Alzheimer's disease has long been known to afflict older humans, but it appears that the age-related neurological disorder also affects animals.
Markers Of Alzheimer's Disease In Animals
In August this year, Kent State University researchers detected traces of the disease in the brain of chimps that died from natural causes at research centers and zoos. Now, researchers of a new study have reported finding signs of Alzheimer's disease in dolphins, marking the first time the condition has been detected in a wild animal.
In the new study, which was published in Alzheimer's Disease & Dementia, researchers reported finding protein plaques and tangles, which are considered key markers of Alzheimer's in dolphins.
Researchers found plagues of the beta amyloid protein and tangles of the protein tau in the brains of the marine animals. In humans, these proteins are smoking guns of Alzheimer's disease.
Beta amyloid that lingers in the brain results in the formation of plaques between neurons. The tau, on the other hand, forms tangles that destabilize the neurons. These neurological disruptions together produce dementia.
Not A Human-Specific Disease
The study offers additional evidence that Alzheimer's disease, the most prevalent form of dementia among humans, is not a human-specific disease.
"It is very rare to find signs of full-blown Alzheimer's Disease in non-human brains," said Simon Lovestone, from Oxford Health NHS Foundation Trust. "This is the first time anyone has found such clear evidence of the protein plaques and tangles associated with Alzheimer's Disease in the brain of a wild animal."
The findings mean it is possible to use other animals to study the condition. Unlike most animals that die shortly after the end of their fertile years, orca whales and dolphins tend to live past their reproductive years just like humans. Researchers have long wondered if dolphins can also be susceptible to age-related diseases as a result of their long lives, so they looked at the brains of dead dolphins from the wild whose bodies were washed ashore after their death.

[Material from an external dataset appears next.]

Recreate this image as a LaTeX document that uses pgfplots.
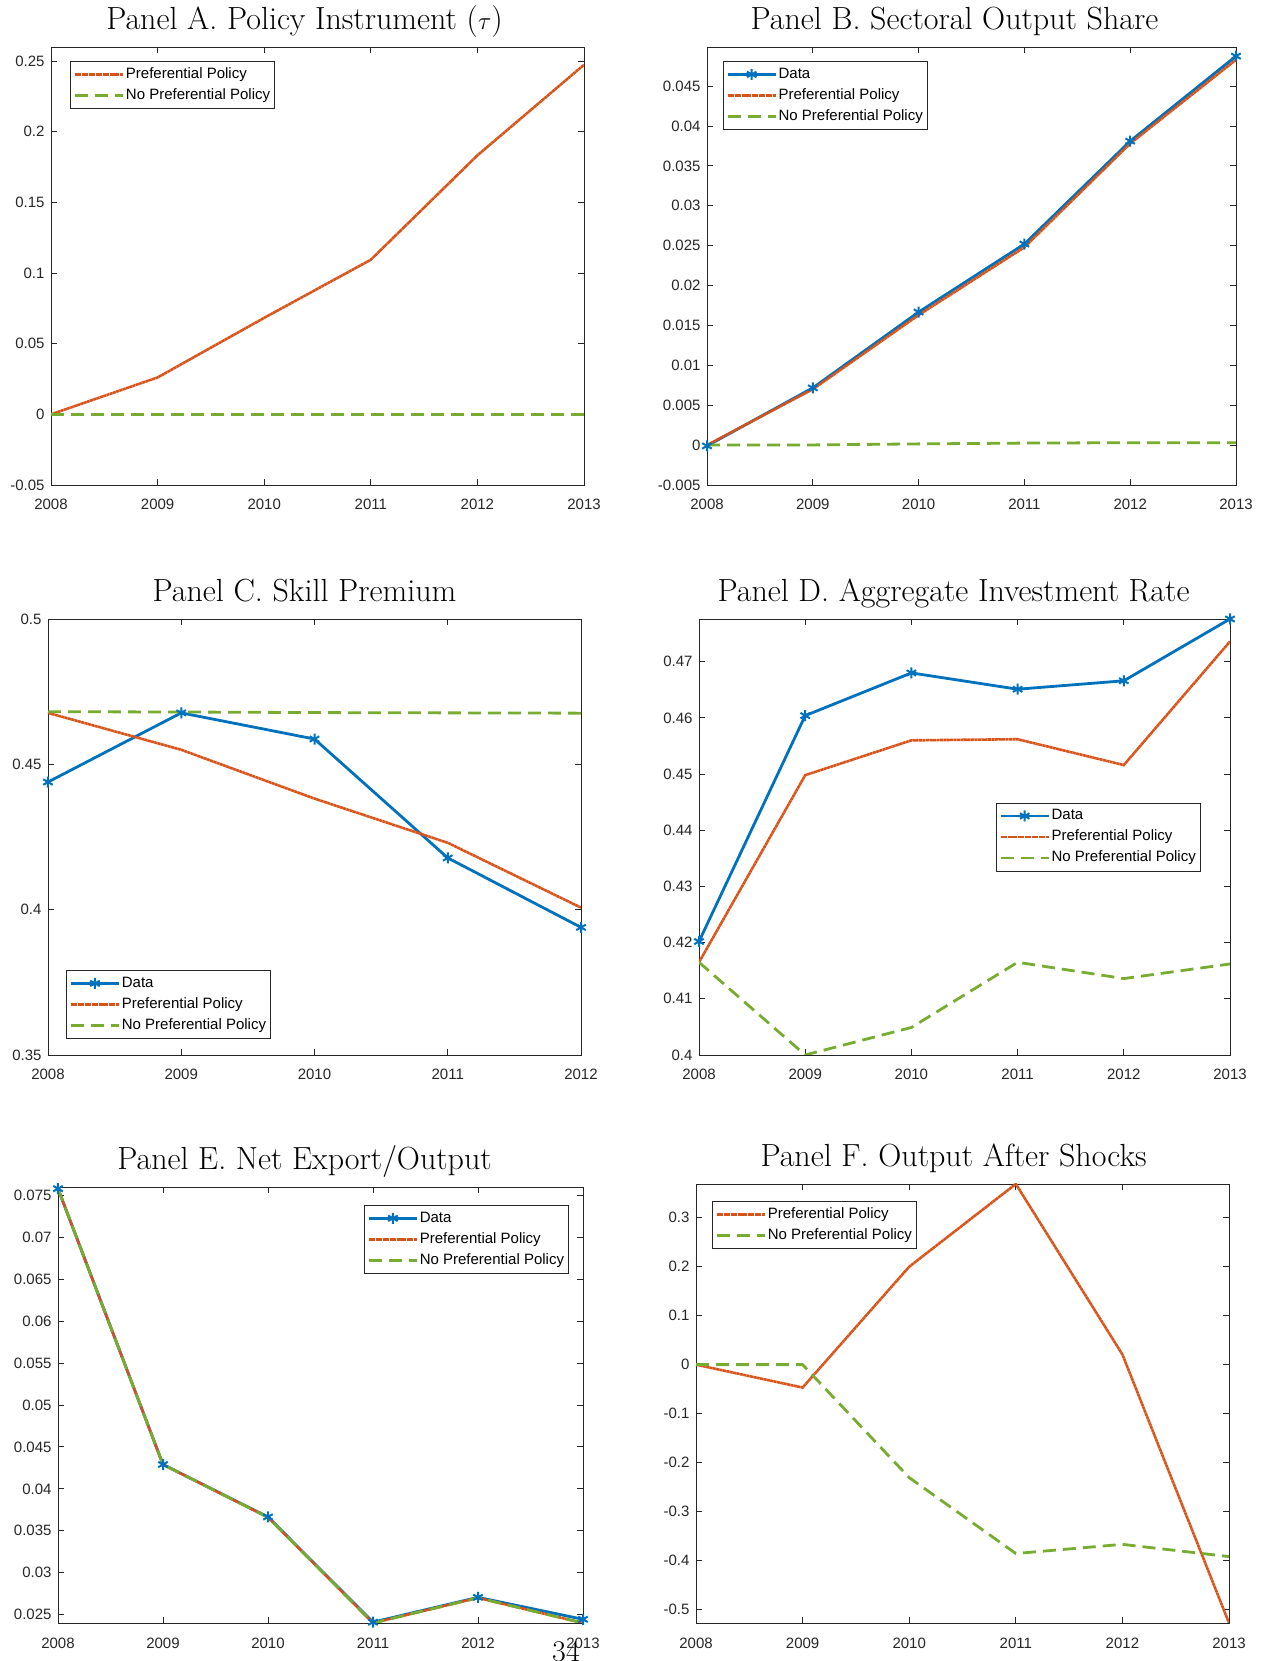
\documentclass[border=0pt]{standalone}
\usepackage{fontspec}
\usepackage{pgfplots}
\pgfplotsset{compat=1.18}
\newfontfamily\arial{Liberation Sans}

\definecolor{mblue}{RGB}{0,114,189}
\definecolor{morange}{RGB}{217,83,25}
\definecolor{mgreen}{RGB}{119,172,48}
\definecolor{axgray}{RGB}{38,38,38}

\pgfplotsset{
  panel/.style={
    scale only axis,
    anchor=south west,
    scaled y ticks=false,
    xmin=2008, xmax=2013,
    xtick={2008,2009,2010,2011,2012,2013},
    xticklabels={2008,2009,2010,2011,2012,2013},
    axis line style={axgray, line width=0.9pt},
    tick style={axgray, line width=0.9pt},
    major tick length=6pt,
    tick align=inside,
    ticklabel style={font=\arial\fontsize{15}{15}\selectfont, text=axgray},
    xticklabel style={yshift=-11pt},
    yticklabel style={xshift=-3pt},
    title style={font=\fontsize{32}{34}\selectfont, anchor=base, at={(0.5,1)}, yshift=11pt},
    legend style={font=\arial\fontsize{15}{17}\selectfont, draw=axgray, line width=0.9pt,
      cells={anchor=west}, anchor=north west, inner xsep=3pt, inner ysep=4.5pt, row sep=4pt,
      nodes={inner sep=1.5pt, text height=11pt, text depth=3pt}},
    legend image code/.code={\draw[mark repeat=2, mark phase=2, #1]
      plot coordinates {(0pt,0pt) (24pt,0pt) (48pt,0pt)};},
  },
  dataline/.style={mblue, line width=2.8pt, mark=asterisk, mark size=5.5pt,
    mark options={solid, line width=2pt}},
  prefline/.style={morange, line width=2.6pt, dash pattern=on 3pt off 0.45pt, no markers},
  noprefline/.style={mgreen, line width=2.8pt, dash pattern=on 13pt off 7pt, no markers},
}

\begin{document}
\begin{tikzpicture}
\useasboundingbox (0,0) rectangle (1269pt,1661pt);

% Panel A
\begin{axis}[panel, at={(51pt,1176pt)}, width=533pt, height=438pt,
  title={Panel A. Policy Instrument ($\tau$)}, title style={xshift=-13pt},
  ymin=-0.05, ymax=0.26,
  ytick={-0.05,0,0.05,0.1,0.15,0.2,0.25},
  yticklabels={-0.05,0,0.05,0.1,0.15,0.2,0.25},
  legend style={at={(0.036,0.968)}}]
\addplot[prefline] coordinates {(2008,0) (2009,0.0261) (2010,0.0683) (2011,0.1094) (2012,0.1833) (2013,0.2474)};
\addplot[noprefline] coordinates {(2008,0) (2009,0) (2010,0) (2011,0) (2012,0) (2013,0)};
\legend{Preferential Policy, No Preferential Policy}
\end{axis}

% Panel B
\begin{axis}[panel, at={(707pt,1176pt)}, width=529pt, height=438pt,
  title={Panel B. Sectoral Output Share}, title style={xshift=-17pt},
  ymin=-0.005, ymax=0.0499,
  ytick={-0.005,0,0.005,0.01,0.015,0.02,0.025,0.03,0.035,0.04,0.045},
  yticklabels={-0.005,0,0.005,0.01,0.015,0.02,0.025,0.03,0.035,0.04,0.045},
  legend style={at={(0.030,0.968)}}]
\addplot[dataline] coordinates {(2008,-0.0001) (2009,0.00717) (2010,0.01667) (2011,0.0252) (2012,0.0381) (2013,0.04875)};
\addplot[prefline] coordinates {(2008,0) (2009,0.0070) (2010,0.0163) (2011,0.0248) (2012,0.0378) (2013,0.0483)};
\addplot[noprefline] coordinates {(2008,0) (2009,0.00002) (2010,0.00015) (2011,0.00025) (2012,0.0003) (2013,0.0003)};
\legend{Data, Preferential Policy, No Preferential Policy}
\end{axis}

% Panel C
\begin{axis}[panel, at={(48pt,606pt)}, width=533pt, height=436pt,
  title={Panel C. Skill Premium}, title style={xshift=-10pt},
  xmax=2012, xtick={2008,2009,2010,2011,2012},
  xticklabels={2008,2009,2010,2011,2012},
  ymin=0.35, ymax=0.5,
  ytick={0.35,0.4,0.45,0.5},
  yticklabels={0.35,0.4,0.45,0.5},
  legend style={at={(0.034,0.195)}}]
\addplot[dataline] coordinates {(2008,0.4439) (2009,0.4677) (2010,0.4587) (2011,0.4178) (2012,0.3939)};
\addplot[prefline] coordinates {(2008,0.4677) (2009,0.4550) (2010,0.4382) (2011,0.4230) (2012,0.4007)};
\addplot[noprefline] coordinates {(2008,0.4681) (2009,0.4680) (2010,0.4678) (2011,0.4677) (2012,0.4676)};
\legend{Data, Preferential Policy, No Preferential Policy}
\end{axis}

% Panel D
\begin{axis}[panel, at={(699pt,606pt)}, width=531pt, height=436pt,
  title={Panel D. Aggregate Investment Rate}, title style={xshift=-11pt},
  ymin=0.4, ymax=0.4776,
  ytick={0.4,0.41,0.42,0.43,0.44,0.45,0.46,0.47},
  yticklabels={0.4,0.41,0.42,0.43,0.44,0.45,0.46,0.47},
  legend style={at={(0.559,0.579)}}]
\addplot[dataline] coordinates {(2008,0.4202) (2009,0.4604) (2010,0.4680) (2011,0.4651) (2012,0.4666) (2013,0.4776)};
\addplot[prefline] coordinates {(2008,0.4165) (2009,0.4498) (2010,0.4560) (2011,0.4562) (2012,0.4516) (2013,0.4736)};
\addplot[noprefline] coordinates {(2008,0.4165) (2009,0.4000) (2010,0.4049) (2011,0.4165) (2012,0.4136) (2013,0.4162)};
\legend{Data, Preferential Policy, No Preferential Policy}
\end{axis}

% Panel E
\begin{axis}[panel, at={(58pt,38pt)}, width=525pt, height=436pt,
  title={Panel E. Net Export/Output}, title style={xshift=-16pt},
  ymin=0.0240, ymax=0.0760,
  ytick={0.025,0.03,0.035,0.04,0.045,0.05,0.055,0.06,0.065,0.07,0.075},
  yticklabels={0.025,0.03,0.035,0.04,0.045,0.05,0.055,0.06,0.065,0.07,0.075},
  legend style={at={(0.583,0.959)}}]
\addplot[dataline] coordinates {(2008,0.0758) (2009,0.0429) (2010,0.03665) (2011,0.0241) (2012,0.02706) (2013,0.02444)};
\addplot[prefline] coordinates {(2008,0.0758) (2009,0.0429) (2010,0.0366) (2011,0.0240) (2012,0.0270) (2013,0.0240)};
\addplot[noprefline] coordinates {(2008,0.0758) (2009,0.0429) (2010,0.0366) (2011,0.0240) (2012,0.0270) (2013,0.0240)};
\legend{Data, Preferential Policy, No Preferential Policy}
\end{axis}

% Panel F
\begin{axis}[panel, at={(696pt,38pt)}, width=533pt, height=439pt,
  title={Panel F. Output After Shocks}, title style={xshift=-9pt},
  ymin=-0.5276, ymax=0.3689,
  ytick={-0.5,-0.4,-0.3,-0.2,-0.1,0,0.1,0.2,0.3},
  yticklabels={-0.5,-0.4,-0.3,-0.2,-0.1,0,0.1,0.2,0.3},
  legend style={at={(0.030,0.961)}}]
\addplot[prefline] coordinates {(2008,0) (2009,-0.0468) (2010,0.2) (2011,0.3689) (2012,0.0207) (2013,-0.5276)};
\addplot[noprefline] coordinates {(2008,0) (2009,0) (2010,-0.2307) (2011,-0.3857) (2012,-0.367) (2013,-0.392)};
\legend{Preferential Policy, No Preferential Policy}
\end{axis}

% page number
\node[font=\fontsize{30}{32}\selectfont, anchor=base] at (566pt,-0.5pt) {34};
\end{tikzpicture}
\end{document}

"We present novel evidence that Dolphin, like man, an animal with exceptional longevity, might be one of the very few natural models of Alzheimer's disease," the researchers wrote in their study.
Symptoms Of Alzheimer's Disease
Early warning signs of Alzheimer's in humans include speech problems, decline in sense of smell, hearing loss, and need for extra sleep at night. It is not clear though how dolphins are affected by their version of Alzheimer's disease, or if they suffer from any memory loss that characterizes the condition in humans.